If you want to learn correctly I'd recommend the Hogans.


----------



## IainP (Jul 6, 2020)

If you tested both and liked both then it probably doesn't matter.

So here's some "hearsay": 😉
"Ping are for old people"
"Ping hold their re-sale value the best"

I probably haven't helped 😂


----------



## cambridgegolfer (Jul 6, 2020)

Traminator said:



			It's the same old boring answer, it's whatever you prefer.
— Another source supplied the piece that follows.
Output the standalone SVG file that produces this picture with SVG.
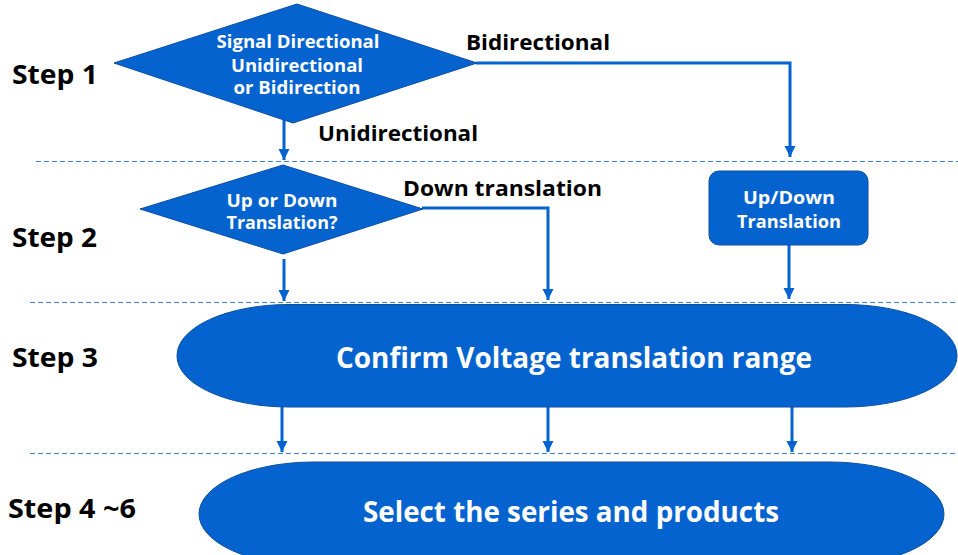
<svg xmlns="http://www.w3.org/2000/svg" width="958" height="555" viewBox="0 0 958 555">
  <style>
    .shape { fill: #0563CF; stroke: #0A4FA0; stroke-width: 1; }
    .wt { fill: #ffffff; font-family: "Open Sans", "Noto Sans", "DejaVu Sans", sans-serif; font-weight: bold; text-anchor: middle; }
    .bt { fill: #000000; font-family: "Open Sans", "Noto Sans", "DejaVu Sans", sans-serif; font-weight: bold; }
    .sep { stroke: #3F7FD6; stroke-width: 1; stroke-dasharray: 5 3; fill: none; }
    .conn { stroke: #0563CF; stroke-width: 3; fill: none; marker-end: url(#arrow); }
  </style>
  <defs>
    <marker id="arrow" markerUnits="userSpaceOnUse" markerWidth="12" markerHeight="12" refX="11" refY="6" orient="auto">
      <path d="M0,0.5 L11,6 L0,11.5 z" fill="#0563CF"/>
    </marker>
  </defs>

  <rect width="958" height="555" fill="#ffffff"/>

  <!-- step separators -->
  <g id="separators">
    <line class="sep" x1="36" y1="161.5" x2="958" y2="161.5"/>
    <line class="sep" x1="30" y1="302.5" x2="958" y2="302.5"/>
    <line class="sep" x1="30" y1="453.5" x2="958" y2="453.5"/>
  </g>

  <!-- step labels -->
  <g id="step-labels">
    <text class="bt" x="12" y="84" font-size="27" textLength="86" lengthAdjust="spacingAndGlyphs">Step 1</text>
    <text class="bt" x="12" y="247" font-size="27" textLength="85" lengthAdjust="spacingAndGlyphs">Step 2</text>
    <text class="bt" x="12" y="367" font-size="27" textLength="86" lengthAdjust="spacingAndGlyphs">Step 3</text>
    <text class="bt" x="8" y="518" font-size="27" textLength="128" lengthAdjust="spacingAndGlyphs">Step 4 ~6</text>
  </g>

  <!-- connectors -->
  <g id="connectors">
    <path class="conn" d="M284,118 L284,160"/>
    <path class="conn" d="M476,63 L790,63 L790,157"/>
    <path class="conn" d="M422,208 L548,208 L548,300"/>
    <path class="conn" d="M284,259 L284,301"/>
    <path class="conn" d="M789,245 L789,299"/>
    <path class="conn" d="M282,406 L282,452"/>
    <path class="conn" d="M548,406 L548,452"/>
    <path class="conn" d="M792,406 L792,452"/>
    <text class="bt" x="466" y="50" font-size="22" textLength="144" lengthAdjust="spacingAndGlyphs">Bidirectional</text>
    <text class="bt" x="318" y="141" font-size="22" textLength="160" lengthAdjust="spacingAndGlyphs">Unidirectional</text>
    <text class="bt" x="403" y="196" font-size="22" textLength="199" lengthAdjust="spacingAndGlyphs">Down translation</text>
  </g>

  <!-- decision: signal direction -->
  <g id="decision-direction">
    <polygon class="shape" points="297,4 477,63 293,123 114,63"/>
    <text class="wt" x="298" y="48" font-size="17.5" textLength="163" lengthAdjust="spacingAndGlyphs">Signal Directional</text>
    <text class="wt" x="297" y="72" font-size="17.5" textLength="132" lengthAdjust="spacingAndGlyphs">Unidirectional</text>
    <text class="wt" x="297" y="94" font-size="17.5" textLength="127" lengthAdjust="spacingAndGlyphs">or Bidirection</text>
  </g>

  <!-- decision: up or down -->
  <g id="decision-updown">
    <polygon class="shape" points="283,165 423,209 283,254 140,209"/>
    <text class="wt" x="282" y="207" font-size="17.5" textLength="111" lengthAdjust="spacingAndGlyphs">Up or Down</text>
    <text class="wt" x="282" y="229" font-size="17.5" textLength="111" lengthAdjust="spacingAndGlyphs">Translation?</text>
  </g>

  <!-- process: up/down translation -->
  <g id="process-updown">
    <rect class="shape" x="709" y="171" width="159" height="74" rx="10" ry="10"/>
    <text class="wt" x="789" y="204" font-size="17.5" textLength="92" lengthAdjust="spacingAndGlyphs">Up/Down</text>
    <text class="wt" x="789" y="228" font-size="17.5" textLength="104" lengthAdjust="spacingAndGlyphs">Translation</text>
  </g>

  <!-- step 3: voltage range -->
  <g id="confirm-range">
    <rect class="shape" x="177" y="304.5" width="780" height="102.5" rx="112" ry="51"/>
    <text class="wt" x="574" y="368" font-size="29" textLength="476" lengthAdjust="spacingAndGlyphs">Confirm Voltage translation range</text>
  </g>

  <!-- step 4-6: selection -->
  <g id="select-products">
    <rect class="shape" x="199" y="462" width="745" height="104" rx="115" ry="52"/>
    <text class="wt" x="571" y="522" font-size="29" textLength="416" lengthAdjust="spacingAndGlyphs">Select the series and products</text>
  </g>
</svg>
There's no "better" or "worse", they're both good quality makes, just personal preference, maybe one set looks/feels/performs better for you personally.
		
Click to expand...

Thanks for all the answers. I agree that in the end, it comes to personal preference. Still, I just wanted to see if something different to what I have experienced or read came up regarding both sets!


----------



## Lord Tyrion (Jul 6, 2020)

Pings have a great reputation for forgiveness, they also have a pretty decent resale value should you change your mind. I can't comment on the callaway, they seem to have frequent launches so I lose track, but the G400 are very well regarded. 

Saying all that, if you check my signature you will see I'm slightly biased 😄. (Whispers, "get the G400")


----------



## KWood76 (Jul 7, 2020)

Funnily enough it sounds like you were in the same position as me. I tested both this weekend and have gone for the g400s.

Felt better for me and the resale value will always be there. Liked the Callaways too but just didn’t like them as much.


----------



## Orikoru (Jul 7, 2020)

When I tried G400 irons a while back I thought they looked really chunky and fat and didn't suit my eye, so I ended up with Callaways, although it was Steelhead XR rather than Rogue. They just looked a little bit better behind the ball and had similar levels of forgiveness. But that's my personal preference. It's up to you which ones give you the most confidence when you look down at them at address.


----------